Scrapping Help-to-Buy would be a mistake, says housing official
John O’Connor of State’s Housing Agency says such a move would be ‘very disruptive’
Scrapping the Government’s Help-to-Buy scheme would be “a mistake” and would disrupt efforts to address the housing crisis, according to the head of the State’s Housing Agency.
The scheme was established last year by former minister for housing Simon Coveney, and began handing tax rebates worth up to €20,000 to first-time buyers in January.
Latest figures from the Department of Finance show there were close to 8,000 Help-to-Buy applications in the first half of 2017, of which 5,000 were successful.
The rebates, which applied retrospectively to purchases from July 2016 on, cost the Government €28 million over the first six months of this year. The average grant claim was for €14,500.
An independent review of the scheme is currently being carried out by consultancy firm Indecon after both the current Minister for Housing Eoghan Murphy and Taoiseach Leo Varadkar expressed concerns that it may be contributing to price inflation in the housing market.
The scheme was introduced despite concerns in the Department of Finance.
‘Stick with it’
In an interview with The Irish Times, chief executive of the Housing Agency, John O’Connor, urged the Government to row back from abolishing the initiative when the review is published by the Department of Finance in the coming weeks.

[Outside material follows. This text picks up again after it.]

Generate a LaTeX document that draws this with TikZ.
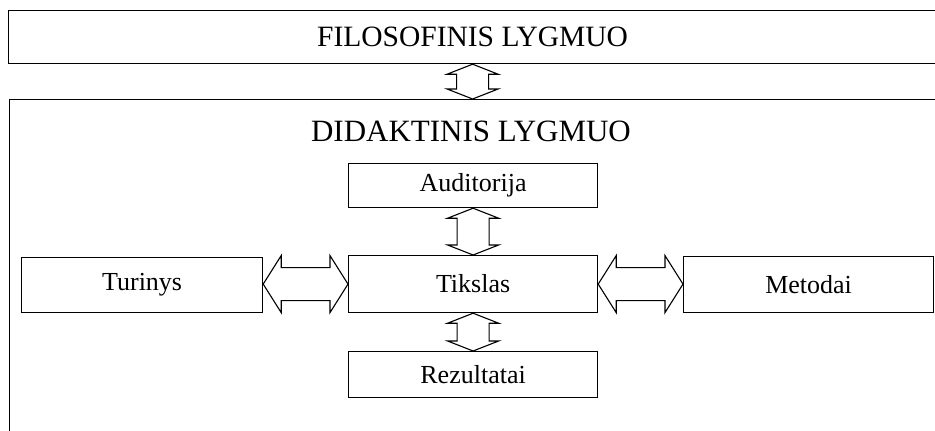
\documentclass[tikz,border=0pt]{standalone}
\usepackage{fontspec}
\setmainfont{Liberation Serif}
\usetikzlibrary{calc}
\begin{document}
\begin{tikzpicture}[x=1pt,y=-1pt,
  box/.style={draw,line width=1.2pt,rectangle,inner sep=0pt,font=\fontsize{26}{30}\selectfont},
  big/.style={font=\fontsize{29.5}{34}\selectfont},
  darr/.style={draw,line width=1.1pt,fill=white,line join=miter}]
\useasboundingbox (0,0) rectangle (935,431);
\clip (0,0) rectangle (935,431);
\node[box,big,minimum width=928pt,minimum height=53pt,anchor=north west] (filo) at (8,10) {FILOSOFINIS LYGMUO};
\node[draw,line width=1.2pt,minimum width=927pt,minimum height=360pt,anchor=north west,inner sep=0pt] (frame) at (9,99) {};
\node[font=\fontsize{31}{36}\selectfont,inner sep=0pt] (didlbl) at (471,131) {DIDAKTINIS LYGMUO};
\node[box,minimum width=249pt,minimum height=44pt,anchor=north west] (aud) at (348,163) {Auditorija};
\node[box,minimum width=249pt,minimum height=57pt,anchor=north west] (tik) at (348,255) {Tikslas};
\node[box,minimum width=249pt,minimum height=46pt,anchor=north west] (rez) at (348,351) {Rezultatai};
\node[box,minimum width=241pt,minimum height=55pt,anchor=north west] (tur) at (21,257) {Turinys};
\node[box,minimum width=250pt,minimum height=56pt,anchor=north west] (met) at (683,256) {Metodai};
% vertical double arrows: #1 top point, #2 bottom point
\newcommand\myvarrow[2]{%
  \path[darr] let \p1=(#1), \p2=(#2) in
    (\p1) -- (\x1+25.5pt,\y1-10pt) -- (\x1+16pt,\y1-10pt) -- (\x1+16pt,\y2+10pt)
    -- (\x1+25.5pt,\y2+10pt) -- (\x1,\y2) -- (\x1-25.5pt,\y2+10pt) -- (\x1-16pt,\y2+10pt)
    -- (\x1-16pt,\y1-10pt) -- (\x1-25.5pt,\y1-10pt) -- cycle;}
% horizontal double arrows: #1 left point, #2 right point
\newcommand\myharrow[2]{%
  \path[darr] let \p1=(#1), \p2=(#2) in
    (\p1) -- (\x1+18pt,\y1+28.5pt) -- (\x1+18pt,\y1+16.5pt) -- (\x2-18pt,\y1+16.5pt)
    -- (\x2-18pt,\y1+28.5pt) -- (\x2,\y1) -- (\x2-18pt,\y1-28.5pt) -- (\x2-18pt,\y1-16.5pt)
    -- (\x1+18pt,\y1-16.5pt) -- (\x1+18pt,\y1-28.5pt) -- cycle;}
\myvarrow{filo.south}{filo.south |- frame.north}
\myvarrow{aud.south}{tik.north}
\myvarrow{tik.south}{rez.north}
\myharrow{tur.east |- tik.west}{tik.west}
\myharrow{tik.east}{met.west |- tik.east}
\end{tikzpicture}
\end{document}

“Our view is that it would be a mistake now to withdraw it. What we would advise is continue it, change it from a grant to a secondary loan, but we think it would be a mistake to stop it,” he said.
“It’s about certainty . . . When you have a plan, if you decide something, [then] stick with it. It’s very disruptive announcing things, starting and stopping them,” he added.

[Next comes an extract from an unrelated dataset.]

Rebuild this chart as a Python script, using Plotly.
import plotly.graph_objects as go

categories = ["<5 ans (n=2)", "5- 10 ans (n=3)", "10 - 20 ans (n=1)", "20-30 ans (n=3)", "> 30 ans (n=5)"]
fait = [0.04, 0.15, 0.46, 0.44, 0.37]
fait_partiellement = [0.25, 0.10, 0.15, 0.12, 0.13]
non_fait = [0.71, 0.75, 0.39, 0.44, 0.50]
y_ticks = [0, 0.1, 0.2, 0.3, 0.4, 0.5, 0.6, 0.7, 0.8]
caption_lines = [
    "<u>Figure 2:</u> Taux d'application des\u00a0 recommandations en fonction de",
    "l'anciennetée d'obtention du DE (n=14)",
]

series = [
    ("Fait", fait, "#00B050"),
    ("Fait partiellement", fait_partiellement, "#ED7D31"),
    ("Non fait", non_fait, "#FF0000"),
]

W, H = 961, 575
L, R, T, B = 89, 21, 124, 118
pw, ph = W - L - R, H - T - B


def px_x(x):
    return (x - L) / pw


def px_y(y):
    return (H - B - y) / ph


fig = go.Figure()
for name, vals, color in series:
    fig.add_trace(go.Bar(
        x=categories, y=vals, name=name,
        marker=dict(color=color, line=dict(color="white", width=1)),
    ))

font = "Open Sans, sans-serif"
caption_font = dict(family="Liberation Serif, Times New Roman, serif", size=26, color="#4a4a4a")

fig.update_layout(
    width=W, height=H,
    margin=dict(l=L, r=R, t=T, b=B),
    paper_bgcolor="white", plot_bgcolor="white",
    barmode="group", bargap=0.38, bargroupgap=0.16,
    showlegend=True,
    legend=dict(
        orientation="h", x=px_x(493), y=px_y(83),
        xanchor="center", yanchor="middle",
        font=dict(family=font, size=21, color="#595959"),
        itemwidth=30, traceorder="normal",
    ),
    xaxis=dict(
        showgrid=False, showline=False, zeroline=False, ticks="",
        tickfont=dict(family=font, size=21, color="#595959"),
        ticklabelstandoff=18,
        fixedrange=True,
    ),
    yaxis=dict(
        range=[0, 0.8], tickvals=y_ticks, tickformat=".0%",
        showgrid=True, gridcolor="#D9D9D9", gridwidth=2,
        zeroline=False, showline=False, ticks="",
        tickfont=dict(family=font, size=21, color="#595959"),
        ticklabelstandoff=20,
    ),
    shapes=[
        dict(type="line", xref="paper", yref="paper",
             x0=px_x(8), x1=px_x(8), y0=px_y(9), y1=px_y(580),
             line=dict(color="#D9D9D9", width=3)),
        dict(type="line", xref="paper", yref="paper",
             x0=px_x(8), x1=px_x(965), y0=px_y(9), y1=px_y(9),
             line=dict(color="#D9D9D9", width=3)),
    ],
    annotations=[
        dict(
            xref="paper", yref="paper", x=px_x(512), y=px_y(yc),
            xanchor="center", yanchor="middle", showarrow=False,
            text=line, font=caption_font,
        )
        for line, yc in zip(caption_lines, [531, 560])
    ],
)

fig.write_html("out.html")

The Housing Agency has been at the forefront of delivering accommodation units across the State since its establishment in 2010, and as such is a leading policy influencer in the area.
Fianna Fáil’s finance spokesman Michael McGrath has accused the scheme of causing a “complete mess” in the housing market, while Sinn Féin has called for its suspension.
The initiative is favoured by estate agents, who deny it has contributed to spiralling house prices, and the Construction Industry Federation, which has described it as an “essential boost” for the sector.
Mr O’Connor argues that the Help-to-Buy scheme should instead be retained, and the grant provided to home buyers should be changed to a long-term loan, which he contends would help to regulate the number of people applying.
Just 161 social units
Meanwhile, an analysis of Department of Housing figures reveals that local authorities across the State built just 161 social housing units in the first nine months of last year, while more than 90,000 people were officially recorded as waiting for accommodation on local authority housing waiting lists.
The figure refers only to new builds and does not include other social housing solutions provided by the State’s 34 local authorities and city councils, including rentals, acquisitions and refurbishments of existing units, which brings the total closer to 6,000.
Nonetheless, it reflects the low level of direct building by local authorities, which has persisted since the crash.
The figures show that Dublin City Council, the city authority with the largest population and biggest housing crisis, built just 31 units over the nine-month period.
Of the other three Dublin authorities, only Dún Laoghaire-Rathdown fared better, building 42 units, while Fingal and South Dublin County Councils built 29 and five units respectively.
A spokesman for the Department of Housing said local authorities had effectively ceased building housing due to the economic crash and the lack of funding available. However, he said that since the end of 2015, the Government had increased funding for local authority housing, but that it would take time for the building rate to pick up.